Created on 10-11-2016 01:46 PM - edited 09-16-2022 03:44 AM
I read http://stackoverflow.com/questions/8456141/in-a-hadoop-cluster-should-hive-be-installed-on-all-nodes and it says hive should be installed on client machines. Alright. But on Ambari I install Hcatalog and Hive service right? Where should these services stay? What does it mean to install hive on client machine if the service would be installed on cluster too? Or is it like I do not need to install Hive service in Ambari? From what I understand, to add a client machine, only etc/hosts file is edited to declare it as a host and that's it. Or do I add it as a host in ambari and also move Hive service to the client machine?
Also, in that case pig should be on client too?
What about oozie and Ranger? Where should these too be installed?
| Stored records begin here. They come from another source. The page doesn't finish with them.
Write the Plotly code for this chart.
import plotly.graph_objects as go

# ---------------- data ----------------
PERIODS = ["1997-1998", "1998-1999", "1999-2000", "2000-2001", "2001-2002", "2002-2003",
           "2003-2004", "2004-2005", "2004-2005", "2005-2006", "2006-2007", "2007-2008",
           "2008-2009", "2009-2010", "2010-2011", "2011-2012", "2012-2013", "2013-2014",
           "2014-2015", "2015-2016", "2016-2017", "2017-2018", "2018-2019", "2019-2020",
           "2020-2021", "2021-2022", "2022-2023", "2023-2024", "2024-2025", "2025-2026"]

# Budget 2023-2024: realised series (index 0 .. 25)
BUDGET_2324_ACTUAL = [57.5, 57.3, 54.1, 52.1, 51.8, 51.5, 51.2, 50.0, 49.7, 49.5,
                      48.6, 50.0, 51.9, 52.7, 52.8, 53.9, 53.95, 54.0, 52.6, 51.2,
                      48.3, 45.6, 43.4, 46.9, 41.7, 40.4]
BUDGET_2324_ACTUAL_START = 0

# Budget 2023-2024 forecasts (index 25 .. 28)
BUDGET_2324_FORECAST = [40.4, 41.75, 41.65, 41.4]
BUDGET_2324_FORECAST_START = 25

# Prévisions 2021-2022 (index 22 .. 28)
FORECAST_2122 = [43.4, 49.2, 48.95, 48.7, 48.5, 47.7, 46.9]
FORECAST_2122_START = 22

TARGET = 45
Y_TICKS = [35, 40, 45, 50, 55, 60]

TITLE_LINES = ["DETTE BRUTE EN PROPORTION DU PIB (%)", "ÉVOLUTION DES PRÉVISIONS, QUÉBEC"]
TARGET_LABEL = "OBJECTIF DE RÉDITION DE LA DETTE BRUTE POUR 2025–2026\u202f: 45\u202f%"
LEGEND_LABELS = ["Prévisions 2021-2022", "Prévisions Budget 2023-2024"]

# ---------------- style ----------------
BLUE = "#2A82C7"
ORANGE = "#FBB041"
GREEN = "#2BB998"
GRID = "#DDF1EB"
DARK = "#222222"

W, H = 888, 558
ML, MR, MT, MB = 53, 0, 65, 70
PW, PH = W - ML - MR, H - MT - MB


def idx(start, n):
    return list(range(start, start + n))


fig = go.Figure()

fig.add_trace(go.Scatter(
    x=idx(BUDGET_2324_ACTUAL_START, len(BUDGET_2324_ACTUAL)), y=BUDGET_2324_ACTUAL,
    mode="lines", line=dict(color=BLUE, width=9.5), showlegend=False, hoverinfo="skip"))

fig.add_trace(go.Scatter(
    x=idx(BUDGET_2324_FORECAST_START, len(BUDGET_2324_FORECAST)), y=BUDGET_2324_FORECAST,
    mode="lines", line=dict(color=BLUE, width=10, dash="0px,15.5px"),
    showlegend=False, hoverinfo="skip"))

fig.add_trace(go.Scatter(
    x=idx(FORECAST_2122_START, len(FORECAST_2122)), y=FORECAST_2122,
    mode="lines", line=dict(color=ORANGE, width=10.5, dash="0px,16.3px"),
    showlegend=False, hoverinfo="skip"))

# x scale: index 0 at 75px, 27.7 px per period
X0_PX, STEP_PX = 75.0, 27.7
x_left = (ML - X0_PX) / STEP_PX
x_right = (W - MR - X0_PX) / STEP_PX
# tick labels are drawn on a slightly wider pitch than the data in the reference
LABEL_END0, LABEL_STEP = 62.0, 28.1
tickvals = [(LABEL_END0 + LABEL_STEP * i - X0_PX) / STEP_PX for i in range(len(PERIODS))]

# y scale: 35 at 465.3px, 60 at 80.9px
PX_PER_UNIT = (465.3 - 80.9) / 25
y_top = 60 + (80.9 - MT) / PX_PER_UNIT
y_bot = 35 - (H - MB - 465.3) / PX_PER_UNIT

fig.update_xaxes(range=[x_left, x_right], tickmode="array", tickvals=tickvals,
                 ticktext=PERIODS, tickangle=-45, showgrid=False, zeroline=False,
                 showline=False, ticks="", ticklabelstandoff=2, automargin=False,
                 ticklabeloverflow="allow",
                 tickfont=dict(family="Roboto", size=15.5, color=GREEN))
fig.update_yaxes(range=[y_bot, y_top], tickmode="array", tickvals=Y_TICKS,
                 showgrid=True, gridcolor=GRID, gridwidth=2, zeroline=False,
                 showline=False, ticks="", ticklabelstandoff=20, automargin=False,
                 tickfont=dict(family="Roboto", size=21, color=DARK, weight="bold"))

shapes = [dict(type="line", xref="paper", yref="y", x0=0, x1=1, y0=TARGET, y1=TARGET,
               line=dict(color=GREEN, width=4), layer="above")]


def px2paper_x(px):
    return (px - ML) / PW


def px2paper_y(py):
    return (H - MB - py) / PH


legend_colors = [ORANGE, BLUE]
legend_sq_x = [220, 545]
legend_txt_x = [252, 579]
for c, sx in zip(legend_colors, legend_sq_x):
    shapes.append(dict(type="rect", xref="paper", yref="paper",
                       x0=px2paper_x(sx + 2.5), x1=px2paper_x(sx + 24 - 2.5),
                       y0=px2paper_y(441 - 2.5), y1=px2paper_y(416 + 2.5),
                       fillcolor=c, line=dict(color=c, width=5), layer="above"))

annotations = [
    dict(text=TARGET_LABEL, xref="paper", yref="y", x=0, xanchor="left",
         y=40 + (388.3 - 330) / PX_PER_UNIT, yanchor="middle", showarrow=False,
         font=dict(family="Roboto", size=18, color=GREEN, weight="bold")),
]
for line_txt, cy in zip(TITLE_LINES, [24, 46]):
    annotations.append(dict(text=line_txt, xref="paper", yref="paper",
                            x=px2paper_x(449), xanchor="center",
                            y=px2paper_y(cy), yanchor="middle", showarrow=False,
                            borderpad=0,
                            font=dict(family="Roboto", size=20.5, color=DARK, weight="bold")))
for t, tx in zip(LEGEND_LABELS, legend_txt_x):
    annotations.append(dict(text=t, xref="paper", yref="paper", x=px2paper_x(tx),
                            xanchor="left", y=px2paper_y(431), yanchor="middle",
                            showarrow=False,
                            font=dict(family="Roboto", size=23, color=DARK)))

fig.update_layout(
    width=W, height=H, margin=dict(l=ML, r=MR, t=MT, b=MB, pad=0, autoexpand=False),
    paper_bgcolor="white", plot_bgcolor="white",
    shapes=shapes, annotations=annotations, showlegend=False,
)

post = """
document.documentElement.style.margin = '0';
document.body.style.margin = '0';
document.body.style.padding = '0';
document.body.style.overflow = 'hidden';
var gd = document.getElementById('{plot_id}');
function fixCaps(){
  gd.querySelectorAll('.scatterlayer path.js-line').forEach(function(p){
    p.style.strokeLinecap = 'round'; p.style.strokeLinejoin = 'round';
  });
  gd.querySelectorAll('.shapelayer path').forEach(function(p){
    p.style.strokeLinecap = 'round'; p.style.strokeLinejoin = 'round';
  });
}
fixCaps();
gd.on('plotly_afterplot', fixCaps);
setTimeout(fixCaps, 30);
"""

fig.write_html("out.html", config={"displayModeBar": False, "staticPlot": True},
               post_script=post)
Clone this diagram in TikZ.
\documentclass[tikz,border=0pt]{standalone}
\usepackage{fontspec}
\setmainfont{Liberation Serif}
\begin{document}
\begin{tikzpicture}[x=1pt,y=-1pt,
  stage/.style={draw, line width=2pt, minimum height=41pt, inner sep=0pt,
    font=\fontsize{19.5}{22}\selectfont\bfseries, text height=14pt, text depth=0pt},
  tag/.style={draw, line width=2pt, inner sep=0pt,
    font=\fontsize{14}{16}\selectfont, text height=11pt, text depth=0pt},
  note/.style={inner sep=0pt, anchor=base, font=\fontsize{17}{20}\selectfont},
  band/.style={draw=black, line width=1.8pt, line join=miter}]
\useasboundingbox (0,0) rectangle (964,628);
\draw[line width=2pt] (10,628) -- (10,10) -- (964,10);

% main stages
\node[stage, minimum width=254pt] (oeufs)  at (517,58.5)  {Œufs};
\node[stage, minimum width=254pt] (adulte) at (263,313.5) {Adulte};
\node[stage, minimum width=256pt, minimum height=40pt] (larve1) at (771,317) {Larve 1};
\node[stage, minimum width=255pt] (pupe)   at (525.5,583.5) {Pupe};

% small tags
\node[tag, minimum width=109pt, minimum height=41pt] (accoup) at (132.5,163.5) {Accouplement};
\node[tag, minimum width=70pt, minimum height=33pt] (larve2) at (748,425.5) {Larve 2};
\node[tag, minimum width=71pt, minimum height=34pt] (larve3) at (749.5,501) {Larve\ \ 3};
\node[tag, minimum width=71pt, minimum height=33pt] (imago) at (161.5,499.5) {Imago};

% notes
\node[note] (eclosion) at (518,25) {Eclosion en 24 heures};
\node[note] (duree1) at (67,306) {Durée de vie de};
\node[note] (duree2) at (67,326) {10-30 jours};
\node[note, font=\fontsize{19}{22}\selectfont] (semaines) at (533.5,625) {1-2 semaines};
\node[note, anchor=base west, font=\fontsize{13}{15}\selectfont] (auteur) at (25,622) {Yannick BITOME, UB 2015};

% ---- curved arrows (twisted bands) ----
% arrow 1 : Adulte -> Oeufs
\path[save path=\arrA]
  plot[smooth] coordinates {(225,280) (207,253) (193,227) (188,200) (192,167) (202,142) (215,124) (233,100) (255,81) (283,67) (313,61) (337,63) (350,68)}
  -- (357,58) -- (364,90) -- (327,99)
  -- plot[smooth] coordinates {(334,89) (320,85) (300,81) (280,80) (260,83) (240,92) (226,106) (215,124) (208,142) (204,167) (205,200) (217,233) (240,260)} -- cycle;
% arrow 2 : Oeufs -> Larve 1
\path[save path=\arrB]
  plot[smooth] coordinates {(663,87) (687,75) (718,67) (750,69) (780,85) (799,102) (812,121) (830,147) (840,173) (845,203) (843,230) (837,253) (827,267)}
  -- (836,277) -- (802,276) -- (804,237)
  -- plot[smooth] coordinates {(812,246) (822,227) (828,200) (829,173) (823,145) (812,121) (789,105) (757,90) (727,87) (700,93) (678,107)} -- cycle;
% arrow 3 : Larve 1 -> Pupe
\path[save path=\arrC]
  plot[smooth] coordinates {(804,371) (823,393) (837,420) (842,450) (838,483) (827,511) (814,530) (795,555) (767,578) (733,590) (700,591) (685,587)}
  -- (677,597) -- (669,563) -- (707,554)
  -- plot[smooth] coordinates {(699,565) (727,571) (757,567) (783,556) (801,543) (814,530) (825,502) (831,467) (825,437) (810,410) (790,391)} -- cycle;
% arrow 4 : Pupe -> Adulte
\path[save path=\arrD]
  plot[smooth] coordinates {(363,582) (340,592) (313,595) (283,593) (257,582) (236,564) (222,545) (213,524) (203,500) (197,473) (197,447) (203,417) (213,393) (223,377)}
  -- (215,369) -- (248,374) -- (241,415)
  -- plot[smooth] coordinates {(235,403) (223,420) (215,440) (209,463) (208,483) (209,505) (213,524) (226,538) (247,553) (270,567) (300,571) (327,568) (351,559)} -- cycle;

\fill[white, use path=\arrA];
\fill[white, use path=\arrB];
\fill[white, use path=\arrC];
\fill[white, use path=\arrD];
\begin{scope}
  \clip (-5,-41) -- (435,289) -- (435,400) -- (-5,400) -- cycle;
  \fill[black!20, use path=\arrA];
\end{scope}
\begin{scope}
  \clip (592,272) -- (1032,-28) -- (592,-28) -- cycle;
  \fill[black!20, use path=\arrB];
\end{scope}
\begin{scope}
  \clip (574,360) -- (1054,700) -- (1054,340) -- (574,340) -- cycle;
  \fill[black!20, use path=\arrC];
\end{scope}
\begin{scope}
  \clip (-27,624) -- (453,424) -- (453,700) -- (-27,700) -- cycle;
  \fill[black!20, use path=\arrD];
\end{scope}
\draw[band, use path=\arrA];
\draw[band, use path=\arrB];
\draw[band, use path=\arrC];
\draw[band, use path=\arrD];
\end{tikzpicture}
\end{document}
Created 10-11-2016 02:48 PM
That stack overflow link is not a good reference (oversimplified and incorrect).
If you install through the Ambari management console you will have services assigned to masters and slaves automatically. See: https://docs.hortonworks.com/HDPDocuments/Ambari-2.4.1.0/bk_ambari-installation/content/ch_Deploy_an...
If you are interested in what a large cluster with many services looks like or if you want to do it manually (not preferrable), refer to: https://community.hortonworks.com/articles/16763/cheat-sheet-and-tips-for-a-custom-install-of-horto....
Created 10-11-2016 02:48 PM
That stack overflow link is not a good reference (oversimplified and incorrect).
If you install through the Ambari management console you will have services assigned to masters and slaves automatically. See: https://docs.hortonworks.com/HDPDocuments/Ambari-2.4.1.0/bk_ambari-installation/content/ch_Deploy_an...
If you are interested in what a large cluster with many services looks like or if you want to do it manually (not preferrable), refer to: https://community.hortonworks.com/articles/16763/cheat-sheet-and-tips-for-a-custom-install-of-horto....
Created 10-11-2016 03:03 PM
It asks for oozie and hive to be installed on master nodes, why is that? Should it not be installed on edge/client nodes?
Created 10-11-2016 03:15 PM
Hi @Simran Kaur. Edge/client nodes are only for user access to the cluster. Having said that, they are not mandatory for a hadoop cluster since users can access through other means (e.g. Ambari views, Zeppelin, WebHDFS, HDFS mounts and other). So edge/client nodes are a bit distracting.
The main architecture to Hadoop is the master-slave architecture of services. At the highest level, services typically have a master that manages a job and slaves that do the work distributed on the cluster. These are never on an edge node (edge node let's the user communicate to the master service).